— Мы куда-то едем? — тихо спросила она.
— Не слышу. Не надо говорить. Мы летим, — склонилось к ней одно мужское лицо.
«Куда?» — спросила она взглядом.
– В нормальное место, – понял её мужчина. – К хорошим врачам. Вам бы лучше поспать.
Прошло десять лет. Любовь Андреевна Сокольникова после двухмесячного лечения в ЦКБ отказалась, несмотря на уговоры родных и знакомых, от эксперимента «по восстановлению прежнего облика» и жила теперь с новым лицом, скроенным как бы из двух половинок. То есть, левая часть лица оставалась прежней, естественно, тронутой уже временем, но всё-таки прекрасной, а правая, по которой пробежала струя кислоты, в бессознательном состоянии растёртая рукой, была покрыта мелкой сеткой стягивающейся новой кожи. И это было похоже на портрет, писанный художником частями, в разное время и качественно разными красками, поэтому левая сторона портрета оказалась прозрачно-чистой, а правая покрылась крокелюром.
Люба привыкла с этим жить, общаясь с людьми как бы вполоборота. Это не было трудно, потому что круг её общения сузился до семьи маман и нескольких человек на работе. Телевидение она оставила тогда же, когда её увезла из Дворца культуры карета «скорой медицинской помощи». Кольчугина просила остаться, говорила, что можно будет давать её программу исключительно в записи, а там «средними планами» и специальной подсветкой они сумеют не акцентировать внимание на лице ведущей. Но Люба прикинула, сколько ей приходится общаться с людьми до записи передачи и насколько часто надо будет отвечать на их вопросы по поводу того, что где, как и когда случилось с её лицом, то есть в очередной раз погружаться памятью во весь тот кошмар, и она твёрдо отказалась от предложения продолжить карьеру телеведущей.
Но и усаживаться страдалицей на чью-то шею не хотелось, поэтому после трёх лет, всецело отданных сыну, она заочно закончила библиотечный институт, и Усков пристроил её на работу в научную библиотеку одного из НИИ МВД, где она в звании старшего лейтенанта внутренней службы спокойно занялась библиографией специальной литературы.

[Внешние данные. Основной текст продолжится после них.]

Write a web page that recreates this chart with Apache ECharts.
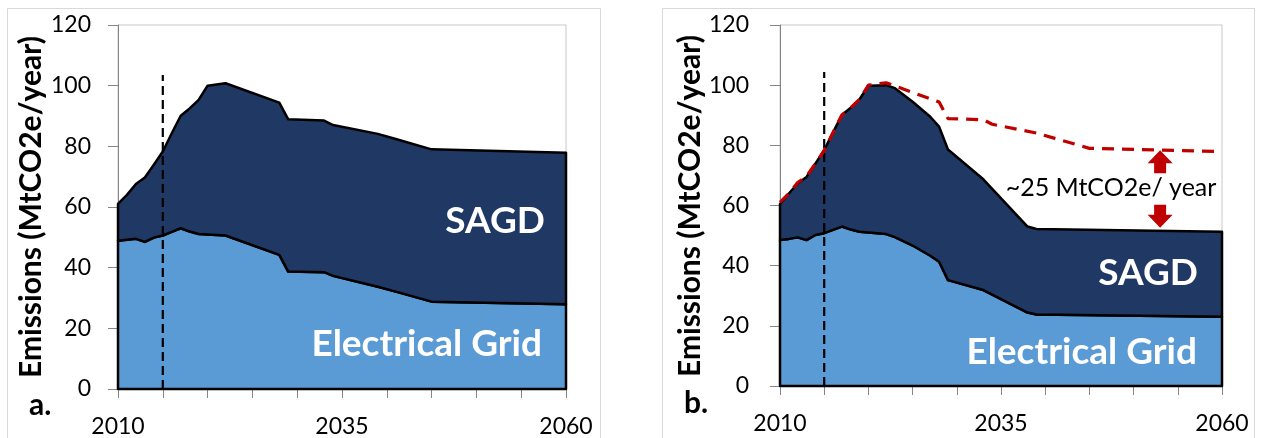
<!DOCTYPE html>
<html>
<head>
<meta charset="utf-8">
<script src="https://cdn.jsdelivr.net/npm/echarts@6/dist/echarts.min.js"></script>
<style>
  html, body { margin: 0; padding: 0; background: #fff; }
  #chart { width: 1261px; height: 438px; }
</style>
</head>
<body>
<div id="chart"></div>
<script>
// Panel a: reference pathway
const yearsA = [2010, 2011, 2012, 2013, 2014, 2015, 2016, 2017, 2018, 2019, 2020, 2022, 2028, 2029, 2033, 2034, 2039, 2041, 2045, 2060];
const gridA  = [48.9, 49.2, 49.5, 48.5, 49.9, 50.6, 51.8, 53.0, 51.9, 51.1, 50.9, 50.6, 44.2, 38.7, 38.5, 37.3, 33.7, 32.1, 28.8, 27.9];
const sagdA  = [12.1, 14.8, 18.1, 21.2, 24.0, 27.7, 32.5, 37.1, 40.6, 44.2, 49.1, 50.2, 50.2, 50.2, 50.0, 49.7, 50.4, 50.3, 50.2, 50.0];

// Panel b: reduced pathway
const yearsB = [2010, 2011, 2012, 2013, 2014, 2015, 2016, 2017, 2018, 2019, 2020, 2022, 2023, 2025, 2027, 2028, 2029, 2033, 2038, 2039, 2060];
const gridB  = [48.5, 48.9, 49.4, 48.5, 50.2, 50.8, 51.9, 53.0, 52.0, 51.3, 51.0, 50.5, 49.5, 46.7, 43.3, 41.3, 35.2, 31.9, 24.4, 23.8, 23.0];
const sagdB  = [12.0, 15.1, 17.9, 21.0, 23.7, 27.6, 32.4, 37.1, 40.5, 44.0, 48.8, 49.5, 49.5, 47.8, 46.2, 44.9, 43.4, 36.8, 28.6, 28.4, 28.3];

// Axis labels
const xLabelYears = [2010, 2035, 2060];
const yAxisTitle = 'Emissions (MtCO2e/year)';

// Vertical marker at the current year
const markerYear = 2015;
const markerTop = [103.5, 104.4];

// Gap annotation in panel b: [year, upper value, lower value]
const gapArrow = [2053, 78.4, 52.6];
const gapText = '~25 MtCO2e/ year';

const FONT = 'Lato, "Open Sans", sans-serif';
const NAVY = '#203864';
const LIGHT = '#5B9BD5';
const RED = '#C00000';
const AXIS_GREY = '#868686';

const baselineA = yearsA.map((y, i) => [y, +(gridA[i] + sagdA[i]).toFixed(1)]);

function areaRenderer(years, grid, sagd) {
  return function (params, api) {
    const base = years.map((y, i) => api.coord([y, grid[i]]));
    const top = years.map((y, i) => api.coord([y, grid[i] + sagd[i]]));
    const first = years[0], last = years[years.length - 1];
    const gridPoly = base.concat([api.coord([last, 0]), api.coord([first, 0])]);
    const sagdPoly = top.concat(base.slice().reverse());
    return {
      type: 'group',
      children: [
        { type: 'polygon', shape: { points: gridPoly },
          style: { fill: LIGHT, stroke: '#000', lineWidth: 2.5, lineJoin: 'round' } },
        { type: 'polygon', shape: { points: sagdPoly },
          style: { fill: NAVY, stroke: '#000', lineWidth: 2.5, lineJoin: 'round' } }
      ]
    };
  };
}

function arrowRenderer(params, api) {
  const x = api.value(0);
  const pTop = api.coord([x, api.value(1)]);
  const pBot = api.coord([x, api.value(2)]);
  const cx = pTop[0];
  const hw = 12.5, sw = 6, hh = 13, sh = 10;
  const up = [
    [cx, pTop[1]], [cx + hw, pTop[1] + hh], [cx + sw, pTop[1] + hh],
    [cx + sw, pTop[1] + hh + sh], [cx - sw, pTop[1] + hh + sh],
    [cx - sw, pTop[1] + hh], [cx - hw, pTop[1] + hh]
  ];
  const down = [
    [cx, pBot[1]], [cx + hw, pBot[1] - hh], [cx + sw, pBot[1] - hh],
    [cx + sw, pBot[1] - hh - sh], [cx - sw, pBot[1] - hh - sh],
    [cx - sw, pBot[1] - hh], [cx - hw, pBot[1] - hh]
  ];
  return {
    type: 'group',
    children: [
      { type: 'polygon', shape: { points: up }, style: { fill: RED } },
      { type: 'polygon', shape: { points: down }, style: { fill: RED } }
    ]
  };
}

function makeXAxis(gridIndex) {
  return {
    type: 'value', gridIndex, min: 2010, max: 2060, interval: 5,
    axisLine: { show: true, lineStyle: { color: AXIS_GREY, width: 1 } },
    axisTick: { show: true, inside: false, length: 9, lineStyle: { color: AXIS_GREY } },
    axisLabel: {
      showMinLabel: true, showMaxLabel: true,
      formatter: v => (xLabelYears.includes(v) ? String(v) : ''),
      fontFamily: FONT, fontSize: 23, color: '#000', margin: 26
    },
    splitLine: { show: false }
  };
}

function makeYAxis(gridIndex, margin) {
  return {
    type: 'value', gridIndex, min: 0, max: 120, interval: 20,
    axisLine: { show: true, lineStyle: { color: AXIS_GREY, width: 1 } },
    axisTick: { show: true, inside: false, length: 10, lineStyle: { color: AXIS_GREY } },
    axisLabel: { fontFamily: FONT, fontSize: 23, color: '#000', margin },
    splitLine: { show: false }
  };
}

function txt(x, y, text, font, opts, rotation) {
  return {
    type: 'text', x, y, z: 100, rotation: rotation || 0,
    style: Object.assign({ text, font, fill: '#000', align: 'center', verticalAlign: 'middle' }, opts || {})
  };
}

const chart = echarts.init(document.getElementById('chart'), null, { renderer: 'canvas' });

chart.setOption({
  animation: false,
  backgroundColor: '#fff',
  grid: [
    { left: 118, top: 25, width: 448, height: 364, show: true, borderColor: '#c8c8c8', borderWidth: 1, backgroundColor: 'transparent' },
    { left: 780, top: 25, width: 442, height: 361, show: true, borderColor: '#c8c8c8', borderWidth: 1, backgroundColor: 'transparent' }
  ],
  xAxis: [makeXAxis(0), makeXAxis(1)],
  yAxis: [makeYAxis(0, 27), makeYAxis(1, 31)],
  series: [
    {
      type: 'custom', name: 'areasA', xAxisIndex: 0, yAxisIndex: 0, silent: true,
      data: [[yearsA[0], 0]], encode: { x: 0, y: 1 },
      renderItem: areaRenderer(yearsA, gridA, sagdA), z: 2
    },
    {
      type: 'custom', name: 'areasB', xAxisIndex: 1, yAxisIndex: 1, silent: true,
      data: [[yearsB[0], 0]], encode: { x: 0, y: 1 },
      renderItem: areaRenderer(yearsB, gridB, sagdB), z: 2
    },
    {
      type: 'line', name: 'markerA', xAxisIndex: 0, yAxisIndex: 0, silent: true,
      data: [[markerYear, 0], [markerYear, markerTop[0]]],
      symbol: 'none', lineStyle: { color: '#000', width: 2.2, type: [9, 5] }, z: 5
    },
    {
      type: 'line', name: 'markerB', xAxisIndex: 1, yAxisIndex: 1, silent: true,
      data: [[markerYear, 0], [markerYear, markerTop[1]]],
      symbol: 'none', lineStyle: { color: '#000', width: 2.2, type: [9, 5] }, z: 5
    },
    {
      type: 'line', name: 'baseline', xAxisIndex: 1, yAxisIndex: 1, silent: true,
      data: baselineA, symbol: 'none',
      lineStyle: { color: RED, width: 3.2, type: [12, 8] }, z: 6
    },
    {
      type: 'custom', name: 'gap', xAxisIndex: 1, yAxisIndex: 1, silent: true,
      data: [gapArrow], encode: { x: 0, y: [1, 2] },
      renderItem: arrowRenderer, z: 7
    }
  ],
  graphic: [
    { type: 'rect', z: 0, shape: { x: 7.5, y: 8.5, width: 593, height: 440 },
      style: { fill: 'none', stroke: '#d9d9d9', lineWidth: 1 } },
    { type: 'rect', z: 0, shape: { x: 662.5, y: 8.5, width: 592, height: 440 },
      style: { fill: 'none', stroke: '#d9d9d9', lineWidth: 1 } },
    txt(31, 207, yAxisTitle, 'bold 30px ' + FONT, {}, Math.PI / 2),
    txt(690, 206, yAxisTitle, 'bold 30px ' + FONT, {}, Math.PI / 2),
    txt(545, 221, 'SAGD', 'bold 37px ' + FONT, { fill: '#fff', align: 'right' }),
    txt(542, 344, 'Electrical Grid', 'bold 37px ' + FONT, { fill: '#fff', align: 'right' }),
    txt(1198, 273, 'SAGD', 'bold 37px ' + FONT, { fill: '#fff', align: 'right' }),
    txt(1197, 352, 'Electrical Grid', 'bold 37px ' + FONT, { fill: '#fff', align: 'right' }),
    txt(1111, 188, gapText, '25px ' + FONT, {}),
    txt(29, 405, 'a.', 'bold 30px ' + FONT, { align: 'left' }),
    txt(684, 403, 'b.', 'bold 30px ' + FONT, { align: 'left' })
  ]
});
</script>
</body>
</html>
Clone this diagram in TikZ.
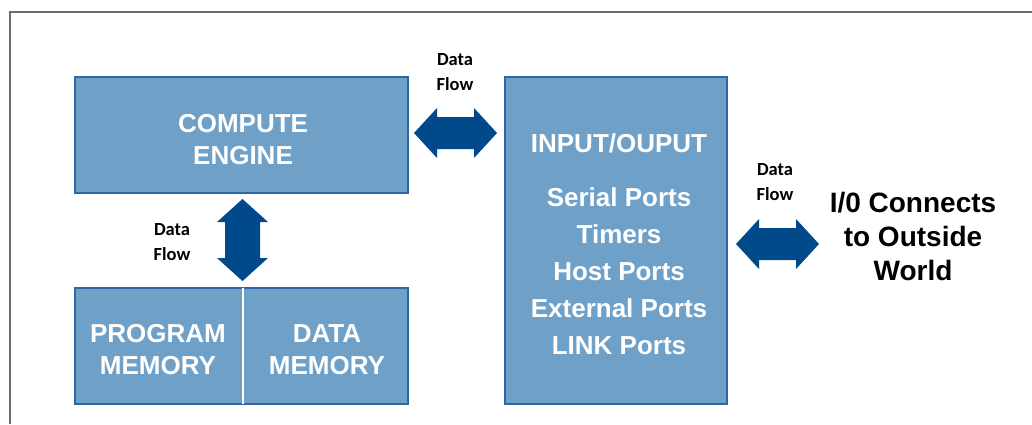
\documentclass[tikz,border=0pt]{standalone}
\usepackage{fontspec}
\setmainfont{Liberation Sans}
\newfontfamily\labelfont{Carlito}
\usetikzlibrary{calc}

\definecolor{boxfill}{RGB}{111,160,199}
\definecolor{boxline}{RGB}{46,104,164}
\definecolor{flowblue}{RGB}{0,74,139}
\definecolor{framegray}{RGB}{110,110,110}

\tikzset{
  unitbox/.style={draw=boxline, fill=boxfill, line width=2pt, inner sep=0pt},
  boxtext/.style={text=white, font=\fontsize{26}{32}\selectfont\bfseries, align=center, inner sep=0pt},
  listtext/.style={text=white, font=\fontsize{26}{37}\selectfont\bfseries, align=center, inner sep=0pt},
  flowlabel/.style={text=black, font=\labelfont\bfseries\fontsize{18.5}{25}\selectfont, align=center, inner sep=0pt},
  outtext/.style={text=black, font=\fontsize{28}{34}\selectfont\bfseries, align=center, inner sep=0pt},
  flowarrow/.style={fill=flowblue},
}

% double-headed block arrows between two tip points
\newcommand\harrowfill[2]{%
  \fill[flowarrow] let \p1=#1, \p2=#2 in
    (\x1,\y1) -- (\x1+23pt,\y1+25pt) -- (\x1+23pt,\y1+16pt) -- (\x2-23pt,\y1+16pt)
    -- (\x2-23pt,\y1+25pt) -- (\x2,\y1) -- (\x2-23pt,\y1-25pt) -- (\x2-23pt,\y1-16pt)
    -- (\x1+23pt,\y1-16pt) -- (\x1+23pt,\y1-25pt) -- cycle;}
\newcommand\varrowfill[2]{%
  \fill[flowarrow] let \p1=#1, \p2=#2 in
    (\x1,\y1) -- (\x1+25.5pt,\y1-23pt) -- (\x1+17.5pt,\y1-23pt) -- (\x1+17.5pt,\y2+23pt)
    -- (\x1+25.5pt,\y2+23pt) -- (\x1,\y2) -- (\x1-25.5pt,\y2+23pt) -- (\x1-17.5pt,\y2+23pt)
    -- (\x1-17.5pt,\y1-23pt) -- (\x1-25.5pt,\y1-23pt) -- cycle;}

\begin{document}
\begin{tikzpicture}[x=1pt, y=-1pt]
\useasboundingbox (0,0) rectangle (1032,424);

% outer frame
\draw[framegray, line width=2pt] (10,424) -- (10,12) -- (1032,12);

% blocks
\node[unitbox, minimum width=333pt, minimum height=116pt] (ce) at (241.5,135) {};
\node[unitbox, minimum width=333pt, minimum height=116pt] (mem) at (241.5,346) {};
\node[unitbox, minimum width=222pt, minimum height=327pt] (io) at (616,240.5) {};
\draw[white, line width=1.5pt] ($(mem.north)+(1.5,1)$) coordinate (divtop) -- ($(mem.south)+(1.5,-1)$) coordinate (divbot);

% block texts
\node[boxtext] (cetext) at (243,140) {COMPUTE\\ENGINE};
\node[boxtext] (pmtext) at (158,350) {PROGRAM\\MEMORY};
\node[boxtext] (dmtext) at (327,350) {DATA\\MEMORY};
\node[boxtext] (iotitle) at (619,143) {INPUT/OUPUT};
\node[listtext] (iolist) at (619,271) {Serial Ports\\Timers\\Host Ports\\External Ports\\LINK Ports};

% outside world
\node[outtext] (world) at (913,236) {I/0 Connects\\to Outside\\World};

% data flow arrows
\coordinate (a1l) at ($(ce.east |- 0,133)+(5,0)$);
\coordinate (a1r) at ($(io.west |- 0,133)+(-7,0)$);
\harrowfill{(a1l)}{(a1r)}
\coordinate (a2t) at ($(ce.south)+(1,5)$);
\coordinate (a2b) at ($(mem.north)+(1,-6)$);
\varrowfill{(a2t)}{(a2b)}
\coordinate (a3l) at ($(io.east |- 0,244)+(8,0)$);
\coordinate (a3r) at ($(io.east |- 0,244)+(91,0)$);
\harrowfill{(a3l)}{(a3r)}

% data flow labels
\node[flowlabel] (l1) at (455,72) {Data\\Flow};
\node[flowlabel] (l2) at (172,242) {Data\\Flow};
\node[flowlabel] (l3) at (775,182) {Data\\Flow};
\end{tikzpicture}
\end{document}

Отношения с Шалым тоже стали другими. Он без колебаний признал сына своим, при регистрации уговаривал Любу дать ребёнку не только своё отчество, но и фамилию, однако разводиться с женой не хотел, чтобы не травмировать безумно любимую дочь, которая столь же безумно была привязана к матери. Встречались реже, потому что жизнь у Ефима резко изменилась. Из Великогорска его, было, перевели в Москву, подняли до третьей ступеньки в государстве, а потом столь же неожиданно, как пацанёнка в санках, спустили с этой горки так, что он вылетел из санок и теперь таскал их за собой по городам и странам в надежде найти себе новые горки. Характер у него стал жёстче. Терпимости к возражениям, к чужой логике у него и так было не густо, а теперь и вовсе осталась одна неприязнь к оппонентам. Да и к Любе, пожалуй, тоже, хотя она не возражала ему при оценках людей и ситуаций, а просто говорила: «Ну, ты подумай ещё, не руби…» В конце концов, связь у них осталась лишь через сына, которого Шалый представил широкой публике только когда привёл его за руку в школу на линейку первоклашек. Тогда возникло много пересудов в прессе, откуда, мол, у опального политика вдруг появился сын, как две капли воды похожий на него, если все знали, что у него лишь дочь. Дотошные журналисты бросились в поиски матери, и Любу от их любопытства спасала только закрытость её НИИ. Шалый в конце концов признал, что у него была и есть вторая семья, которую лично он хотел бы объединить с первой, но пока не находит согласия в обоих домах.
В первом доме было бы проще добиться объединения семей в одну, потому что там в корнях было нечто похожее. Да, в сущности, и у Любы маман имела в этом смысле некую практику. Но Люба уходила от прямого ответа, разрешая иногда только сыну жить на два дома, а вот Усков говорил твёрдое «нет», поскольку сам никогда не позволял себе вольностей в семейной жизни, да и с Шалым в последнее время мало когда находил общий язык, считая его вертопрахом.
Отставной генерал, ведающий ныне крупным комитетом в Государственной думе, приглядывал в своём кругу свободного и порядочного человека. И однажды даже показал его Любе в телевизионной трансляции. Люба охотно посмотрела на экран и даже, вроде, одобрила внешность кандидата. Но когда Усков напрямую спросил её: «Ну, как? Зову его к нам?», она повернулась к отчиму новой стороной лица и сказала: «Нет».